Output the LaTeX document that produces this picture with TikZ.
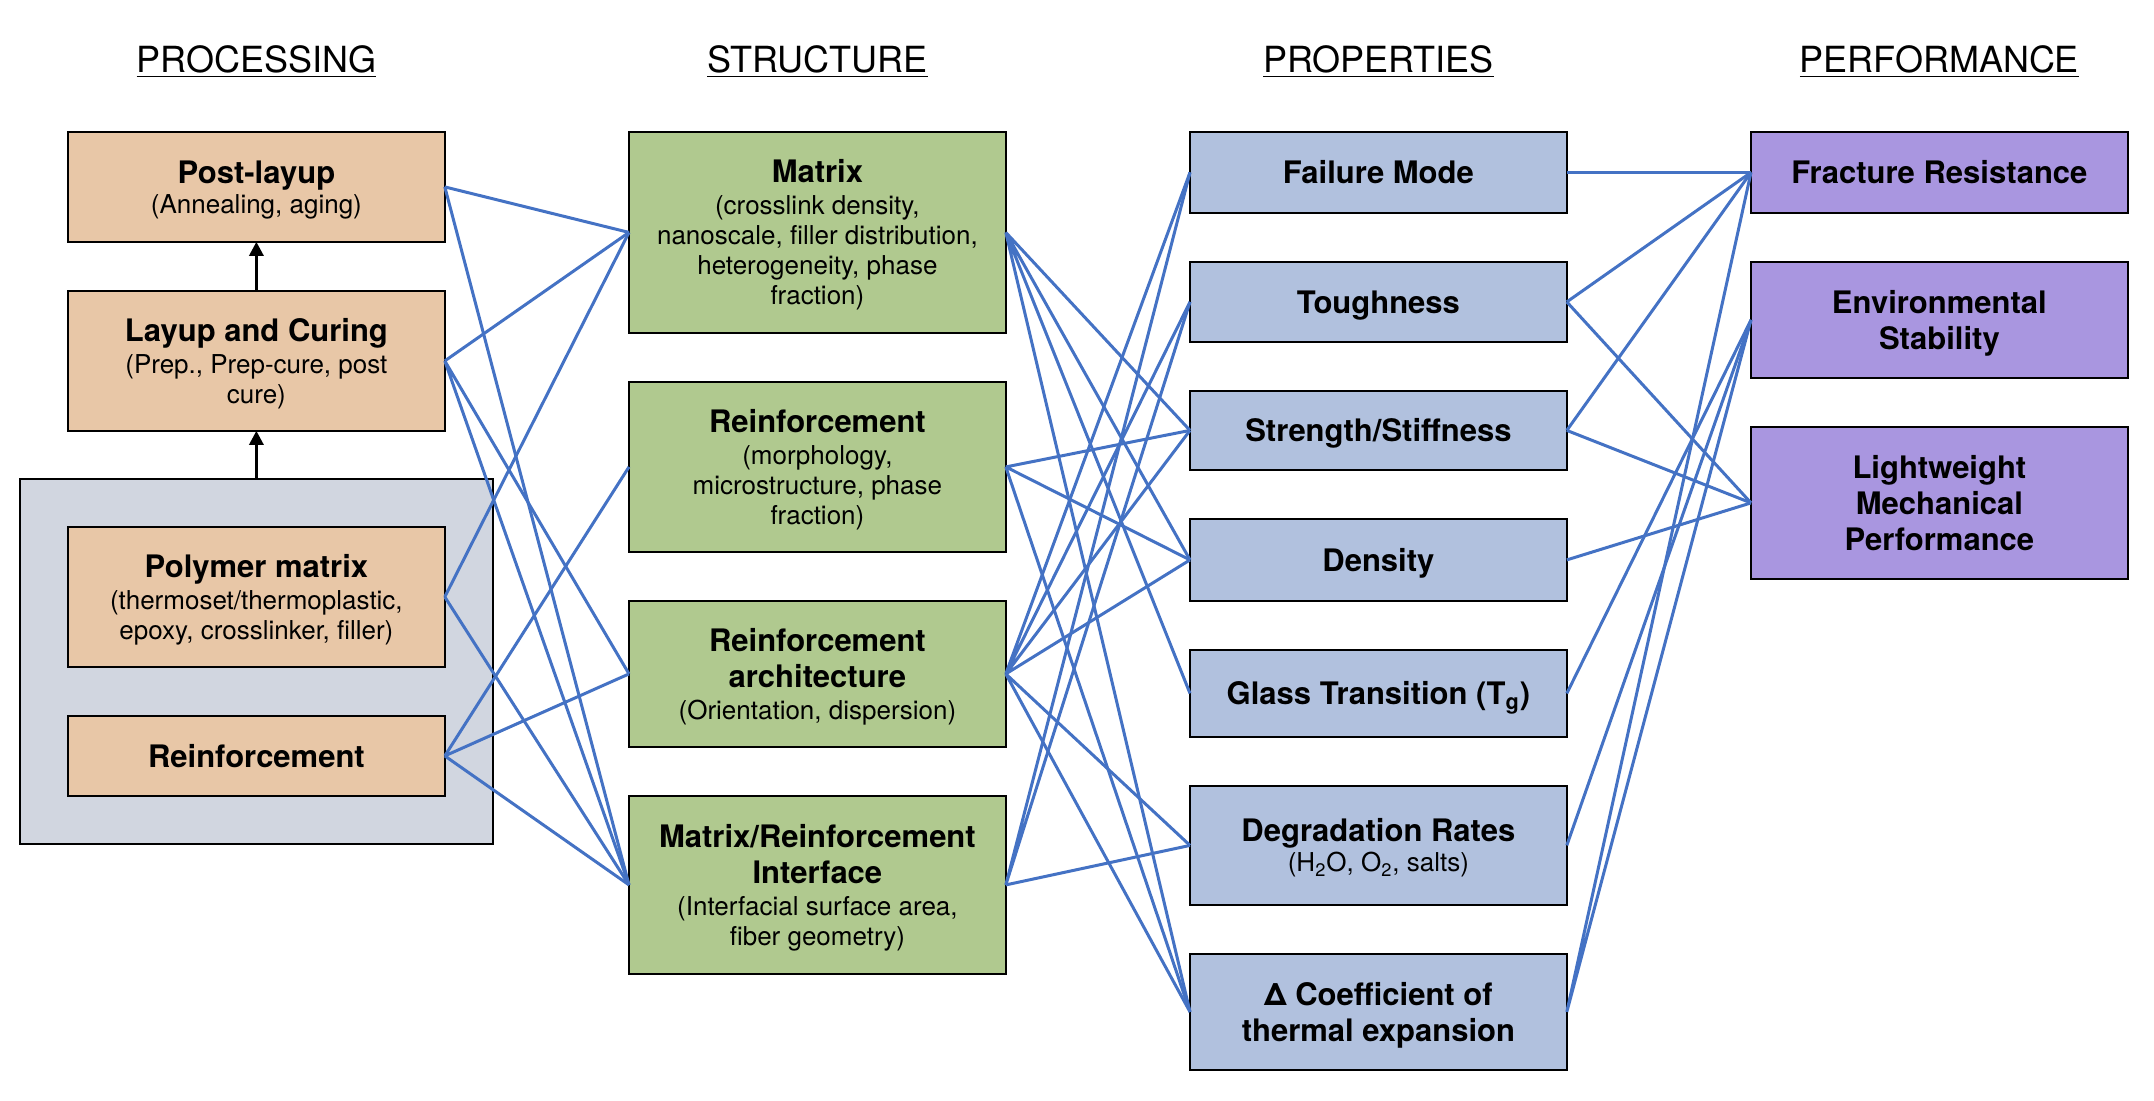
\documentclass[tikz,border=0pt]{standalone}
\usepackage{fontspec}
\setmainfont{TeX Gyre Heros}
\usetikzlibrary{positioning,fit,backgrounds,arrows.meta}

\definecolor{procfill}{RGB}{232,199,167}
\definecolor{structfill}{RGB}{176,201,143}
\definecolor{propfill}{RGB}{177,193,222}
\definecolor{perffill}{RGB}{169,150,224}
\definecolor{groupfill}{RGB}{209,214,224}
\definecolor{linkblue}{RGB}{68,114,196}

\newcommand{\boxtitle}[1]{{\fontsize{15.5}{17}\selectfont\bfseries #1}}

\begin{document}
\begin{tikzpicture}[node distance=24.6pt and 92.1pt,
  box/.style={draw, rectangle, line width=1.1pt, outer sep=0pt, minimum width=188.4pt, align=center, inner sep=3pt, text depth=0pt, font=\fontsize{13}{15}\selectfont},
  proc/.style={box, fill=procfill},
  struct/.style={box, fill=structfill},
  prop/.style={box, fill=propfill},
  perf/.style={box, fill=perffill},
  head/.style={inner sep=0pt, font=\fontsize{18}{20}\selectfont},
  link/.style={draw=linkblue, line width=1.5pt},
  up/.style={-{Triangle[length=7pt,width=7pt]}, line width=1.5pt}]
  \useasboundingbox (0,0) rectangle (1077pt,-550pt);

  \node (PL) [proc, minimum height=54.9pt, anchor=north west] at (34pt,-66pt) {\boxtitle{Post-layup}\\(Annealing, aging)};
  \node (LC) [proc, minimum height=69.9pt, below=of PL] {\boxtitle{Layup and Curing}\\[1pt](Prep., Prep-cure, post\\cure)};
  \node (PM) [proc, minimum height=69.9pt, below=48.1pt of LC] {\boxtitle{Polymer matrix}\\[1pt](thermoset/thermoplastic,\\epoxy, crosslinker, filler)};
  \node (RP) [proc, minimum height=39.9pt, below=of PM] {\boxtitle{Reinforcement}};
  \begin{scope}[on background layer]
    \node (MAT) [draw, line width=1.1pt, outer sep=0pt, fill=groupfill, inner sep=24pt, fit=(PM)(RP)] {};
  \end{scope}

  \node (SM) [struct, minimum height=100.4pt, right=of PL.north east, anchor=north west] {\boxtitle{Matrix}\\[1pt](crosslink density,\\nanoscale, filler distribution,\\heterogeneity, phase\\fraction)};
  \node (SR) [struct, minimum height=84.9pt, below=of SM] {\boxtitle{Reinforcement}\\[1pt](morphology,\\microstructure, phase\\fraction)};
  \node (SA) [struct, minimum height=72.9pt, below=of SR] {\boxtitle{Reinforcement}\\[3pt]\boxtitle{architecture}\\[1pt](Orientation, dispersion)};
  \node (SI) [struct, minimum height=88.9pt, below=of SA] {\boxtitle{Matrix/Reinforcement}\\[3pt]\boxtitle{Interface}\\[1pt](Interfacial surface area,\\fiber geometry)};

  \node (FM) [prop, minimum height=40.4pt, right=of SM.north east, anchor=north west] {\boxtitle{Failure Mode}};
  \node (TO) [prop, minimum height=39.9pt, below=of FM] {\boxtitle{Toughness}};
  \node (SS) [prop, minimum height=39.4pt, below=of TO] {\boxtitle{Strength/Stiffness}};
  \node (DE) [prop, minimum height=40.9pt, below=of SS] {\boxtitle{Density}};
  \node (GT) [prop, minimum height=43.4pt, below=of DE] {\boxtitle{Glass Transition (T\textsubscript{g})}};
  \node (DR) [prop, minimum height=59.4pt, below=of GT] {\boxtitle{Degradation Rates}\\(H\textsubscript{2}O, O\textsubscript{2}, salts)};
  \node (CT) [prop, minimum height=57.9pt, below=of DR] {\boxtitle{Δ Coefficient of}\\[3pt]\boxtitle{thermal expansion}};

  \node (FR) [perf, minimum height=40.4pt, right=of FM.north east, anchor=north west] {\boxtitle{Fracture Resistance}};
  \node (ES) [perf, minimum height=57.9pt, below=of FR] {\boxtitle{Environmental}\\[3pt]\boxtitle{Stability}};
  \node (LW) [perf, minimum height=75.9pt, below=of ES] {\boxtitle{Lightweight}\\[3pt]\boxtitle{Mechanical}\\[3pt]\boxtitle{Performance}};

  \node (HP) [head, above=27pt of PL] {\underline{PROCESSING}};
  \node (HS) [head, above=27pt of SM] {\underline{STRUCTURE}};
  \node (HR) [head, above=27pt of FM] {\underline{PROPERTIES}};
  \node (HF) [head, above=27pt of FR] {\underline{PERFORMANCE}};

  \draw[up] (MAT.north) -- (LC.south);
  \draw[up] (LC.north) -- (PL.south);

  \draw[link] (PL.east) -- (SM.west) (PL.east) -- (SI.west);
  \draw[link] (LC.east) -- (SM.west) (LC.east) -- (SA.west) (LC.east) -- (SI.west);
  \draw[link] (PM.east) -- (SM.west) (PM.east) -- (SI.west);
  \draw[link] (RP.east) -- (SR.west) (RP.east) -- (SA.west) (RP.east) -- (SI.west);

  \draw[link] (SM.east) -- (SS.west) (SM.east) -- (DE.west) (SM.east) -- (GT.west) (SM.east) -- (CT.west);
  \draw[link] (SR.east) -- (SS.west) (SR.east) -- (DE.west) (SR.east) -- (CT.west);
  \draw[link] (SA.east) -- (FM.west) (SA.east) -- (TO.west) (SA.east) -- (SS.west)
              (SA.east) -- (DE.west) (SA.east) -- (DR.west) (SA.east) -- (CT.west);
  \draw[link] (SI.east) -- (FM.west) (SI.east) -- (TO.west) (SI.east) -- (DR.west);

  \draw[link] (FM.east) -- (FR.west);
  \draw[link] (TO.east) -- (FR.west) (TO.east) -- (LW.west);
  \draw[link] (SS.east) -- (FR.west) (SS.east) -- (LW.west);
  \draw[link] (DE.east) -- (LW.west);
  \draw[link] (GT.east) -- (ES.west);
  \draw[link] (DR.east) -- (ES.west);
  \draw[link] (CT.east) -- (FR.west) (CT.east) -- (ES.west);
\end{tikzpicture}
\end{document}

---

## [WHAT TO PRODUCE]
Each line above is to be copied verbatim. Drop any image from the copy.

## [EXPECTED ANSWER]
Output the LaTeX document that produces this picture with TikZ.
\documentclass[tikz,border=0pt]{standalone}
\usepackage{fontspec}
\setmainfont{TeX Gyre Heros}
\usetikzlibrary{positioning,fit,backgrounds,arrows.meta}

\definecolor{procfill}{RGB}{232,199,167}
\definecolor{structfill}{RGB}{176,201,143}
\definecolor{propfill}{RGB}{177,193,222}
\definecolor{perffill}{RGB}{169,150,224}
\definecolor{groupfill}{RGB}{209,214,224}
\definecolor{linkblue}{RGB}{68,114,196}

\newcommand{\boxtitle}[1]{{\fontsize{15.5}{17}\selectfont\bfseries #1}}

\begin{document}
\begin{tikzpicture}[node distance=24.6pt and 92.1pt,
  box/.style={draw, rectangle, line width=1.1pt, outer sep=0pt, minimum width=188.4pt, align=center, inner sep=3pt, text depth=0pt, font=\fontsize{13}{15}\selectfont},
  proc/.style={box, fill=procfill},
  struct/.style={box, fill=structfill},
  prop/.style={box, fill=propfill},
  perf/.style={box, fill=perffill},
  head/.style={inner sep=0pt, font=\fontsize{18}{20}\selectfont},
  link/.style={draw=linkblue, line width=1.5pt},
  up/.style={-{Triangle[length=7pt,width=7pt]}, line width=1.5pt}]
  \useasboundingbox (0,0) rectangle (1077pt,-550pt);

  \node (PL) [proc, minimum height=54.9pt, anchor=north west] at (34pt,-66pt) {\boxtitle{Post-layup}\\(Annealing, aging)};
  \node (LC) [proc, minimum height=69.9pt, below=of PL] {\boxtitle{Layup and Curing}\\[1pt](Prep., Prep-cure, post\\cure)};
  \node (PM) [proc, minimum height=69.9pt, below=48.1pt of LC] {\boxtitle{Polymer matrix}\\[1pt](thermoset/thermoplastic,\\epoxy, crosslinker, filler)};
  \node (RP) [proc, minimum height=39.9pt, below=of PM] {\boxtitle{Reinforcement}};
  \begin{scope}[on background layer]
    \node (MAT) [draw, line width=1.1pt, outer sep=0pt, fill=groupfill, inner sep=24pt, fit=(PM)(RP)] {};
  \end{scope}

  \node (SM) [struct, minimum height=100.4pt, right=of PL.north east, anchor=north west] {\boxtitle{Matrix}\\[1pt](crosslink density,\\nanoscale, filler distribution,\\heterogeneity, phase\\fraction)};
  \node (SR) [struct, minimum height=84.9pt, below=of SM] {\boxtitle{Reinforcement}\\[1pt](morphology,\\microstructure, phase\\fraction)};
  \node (SA) [struct, minimum height=72.9pt, below=of SR] {\boxtitle{Reinforcement}\\[3pt]\boxtitle{architecture}\\[1pt](Orientation, dispersion)};
  \node (SI) [struct, minimum height=88.9pt, below=of SA] {\boxtitle{Matrix/Reinforcement}\\[3pt]\boxtitle{Interface}\\[1pt](Interfacial surface area,\\fiber geometry)};

  \node (FM) [prop, minimum height=40.4pt, right=of SM.north east, anchor=north west] {\boxtitle{Failure Mode}};
  \node (TO) [prop, minimum height=39.9pt, below=of FM] {\boxtitle{Toughness}};
  \node (SS) [prop, minimum height=39.4pt, below=of TO] {\boxtitle{Strength/Stiffness}};
  \node (DE) [prop, minimum height=40.9pt, below=of SS] {\boxtitle{Density}};
  \node (GT) [prop, minimum height=43.4pt, below=of DE] {\boxtitle{Glass Transition (T\textsubscript{g})}};
  \node (DR) [prop, minimum height=59.4pt, below=of GT] {\boxtitle{Degradation Rates}\\(H\textsubscript{2}O, O\textsubscript{2}, salts)};
  \node (CT) [prop, minimum height=57.9pt, below=of DR] {\boxtitle{Δ Coefficient of}\\[3pt]\boxtitle{thermal expansion}};

  \node (FR) [perf, minimum height=40.4pt, right=of FM.north east, anchor=north west] {\boxtitle{Fracture Resistance}};
  \node (ES) [perf, minimum height=57.9pt, below=of FR] {\boxtitle{Environmental}\\[3pt]\boxtitle{Stability}};
  \node (LW) [perf, minimum height=75.9pt, below=of ES] {\boxtitle{Lightweight}\\[3pt]\boxtitle{Mechanical}\\[3pt]\boxtitle{Performance}};

  \node (HP) [head, above=27pt of PL] {\underline{PROCESSING}};
  \node (HS) [head, above=27pt of SM] {\underline{STRUCTURE}};
  \node (HR) [head, above=27pt of FM] {\underline{PROPERTIES}};
  \node (HF) [head, above=27pt of FR] {\underline{PERFORMANCE}};

  \draw[up] (MAT.north) -- (LC.south);
  \draw[up] (LC.north) -- (PL.south);

  \draw[link] (PL.east) -- (SM.west) (PL.east) -- (SI.west);
  \draw[link] (LC.east) -- (SM.west) (LC.east) -- (SA.west) (LC.east) -- (SI.west);
  \draw[link] (PM.east) -- (SM.west) (PM.east) -- (SI.west);
  \draw[link] (RP.east) -- (SR.west) (RP.east) -- (SA.west) (RP.east) -- (SI.west);

  \draw[link] (SM.east) -- (SS.west) (SM.east) -- (DE.west) (SM.east) -- (GT.west) (SM.east) -- (CT.west);
  \draw[link] (SR.east) -- (SS.west) (SR.east) -- (DE.west) (SR.east) -- (CT.west);
  \draw[link] (SA.east) -- (FM.west) (SA.east) -- (TO.west) (SA.east) -- (SS.west)
              (SA.east) -- (DE.west) (SA.east) -- (DR.west) (SA.east) -- (CT.west);
  \draw[link] (SI.east) -- (FM.west) (SI.east) -- (TO.west) (SI.east) -- (DR.west);

  \draw[link] (FM.east) -- (FR.west);
  \draw[link] (TO.east) -- (FR.west) (TO.east) -- (LW.west);
  \draw[link] (SS.east) -- (FR.west) (SS.east) -- (LW.west);
  \draw[link] (DE.east) -- (LW.west);
  \draw[link] (GT.east) -- (ES.west);
  \draw[link] (DR.east) -- (ES.west);
  \draw[link] (CT.east) -- (FR.west) (CT.east) -- (ES.west);
\end{tikzpicture}
\end{document}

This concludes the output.